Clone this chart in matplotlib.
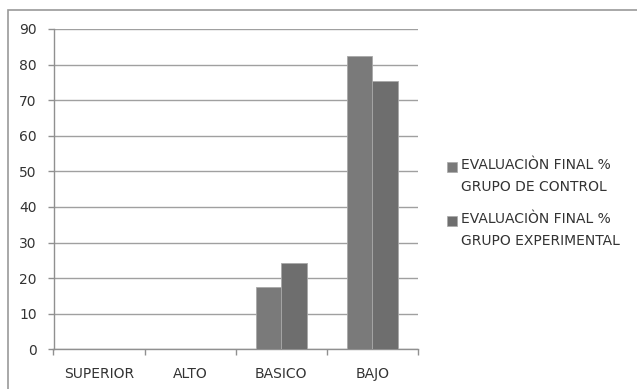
import matplotlib
matplotlib.use("Agg")
import matplotlib.pyplot as plt
import numpy as np
from matplotlib.patches import Rectangle

categories = ["SUPERIOR", "ALTO", "BASICO", "BAJO"]
control = [0, 0, 17.6, 82.4]
experimental = [0, 0, 24.3, 75.5]
labels = ["EVALUACIÒN FINAL %\nGRUPO DE CONTROL",
          "EVALUACIÒN FINAL %\nGRUPO EXPERIMENTAL"]
colors = ["#7a7a7a", "#6e6e6e"]

W, H = 637, 389
fig = plt.figure(figsize=(W / 100, H / 100), dpi=100)
ax = fig.add_axes([53.5 / W, (H - 349.3) / H, (418 - 53.5) / W, (349.3 - 29) / H])

# outer chart border (runs off right/bottom edges)
fig.patches.append(Rectangle((8 / W, -0.05), 1.0, (H - 10) / H + 0.05,
                             transform=fig.transFigure, fill=False,
                             edgecolor="#9a9a9a", linewidth=1.2))

x = np.arange(len(categories))
bw = 0.28
ax.bar(x - bw / 2, control, bw, color=colors[0], edgecolor="#a8a8a8",
       linewidth=0.6, zorder=3)
ax.bar(x + bw / 2, experimental, bw, color=colors[1], edgecolor="#a8a8a8",
       linewidth=0.6, zorder=3)

ax.set_xlim(-0.5, len(categories) - 0.5)
ax.set_ylim(0, 90)
ax.set_yticks(np.arange(0, 91, 10))
ax.yaxis.grid(True, color="#a0a0a0", linewidth=1.0, zorder=0)
ax.set_axisbelow(True)

ax.set_xticks(x)
ax.set_xticklabels(categories)
ax.set_xticks(np.arange(-0.5, len(categories)), minor=True)
ax.tick_params(axis="x", which="major", length=0, pad=13, labelsize=10, labelcolor="#333333")
ax.tick_params(axis="x", which="minor", length=4, color="#909090", width=1)
ax.tick_params(axis="y", length=4, color="#909090", width=1, pad=8,
               labelsize=10, labelcolor="#333333")

for s in ["top", "right"]:
    ax.spines[s].set_visible(False)
for s in ["left", "bottom"]:
    ax.spines[s].set_color("#909090")
    ax.spines[s].set_linewidth(1)

# legend: square aligned with first text line
for i, (lab, c) in enumerate(zip(labels, colors)):
    ytop = 162 + i * 54
    fig.patches.append(Rectangle((447 / W, 1 - (ytop + 10) / H), 10 / W, 10 / H,
                                 transform=fig.transFigure, facecolor=c,
                                 edgecolor="#a8a8a8", linewidth=0.5))
    fig.text(461 / W, 1 - (ytop - 4) / H, lab, fontsize=10, color="#333333",
             va="top", ha="left", linespacing=1.7)

fig.savefig("out.png", dpi=100)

WRITTEN TASK ->
Return only the lines from the start of the data through the line that contains "ax.spines[s].set_linewidth(1)", please, copying them exactly and omitting all pictures.

RESPONSE ->
Clone this chart in matplotlib.
import matplotlib
matplotlib.use("Agg")
import matplotlib.pyplot as plt
import numpy as np
from matplotlib.patches import Rectangle

categories = ["SUPERIOR", "ALTO", "BASICO", "BAJO"]
control = [0, 0, 17.6, 82.4]
experimental = [0, 0, 24.3, 75.5]
labels = ["EVALUACIÒN FINAL %\nGRUPO DE CONTROL",
          "EVALUACIÒN FINAL %\nGRUPO EXPERIMENTAL"]
colors = ["#7a7a7a", "#6e6e6e"]

W, H = 637, 389
fig = plt.figure(figsize=(W / 100, H / 100), dpi=100)
ax = fig.add_axes([53.5 / W, (H - 349.3) / H, (418 - 53.5) / W, (349.3 - 29) / H])

# outer chart border (runs off right/bottom edges)
fig.patches.append(Rectangle((8 / W, -0.05), 1.0, (H - 10) / H + 0.05,
                             transform=fig.transFigure, fill=False,
                             edgecolor="#9a9a9a", linewidth=1.2))

x = np.arange(len(categories))
bw = 0.28
ax.bar(x - bw / 2, control, bw, color=colors[0], edgecolor="#a8a8a8",
       linewidth=0.6, zorder=3)
ax.bar(x + bw / 2, experimental, bw, color=colors[1], edgecolor="#a8a8a8",
       linewidth=0.6, zorder=3)

ax.set_xlim(-0.5, len(categories) - 0.5)
ax.set_ylim(0, 90)
ax.set_yticks(np.arange(0, 91, 10))
ax.yaxis.grid(True, color="#a0a0a0", linewidth=1.0, zorder=0)
ax.set_axisbelow(True)

ax.set_xticks(x)
ax.set_xticklabels(categories)
ax.set_xticks(np.arange(-0.5, len(categories)), minor=True)
ax.tick_params(axis="x", which="major", length=0, pad=13, labelsize=10, labelcolor="#333333")
ax.tick_params(axis="x", which="minor", length=4, color="#909090", width=1)
ax.tick_params(axis="y", length=4, color="#909090", width=1, pad=8,
               labelsize=10, labelcolor="#333333")

for s in ["top", "right"]:
    ax.spines[s].set_visible(False)
for s in ["left", "bottom"]:
    ax.spines[s].set_color("#909090")
    ax.spines[s].set_linewidth(1)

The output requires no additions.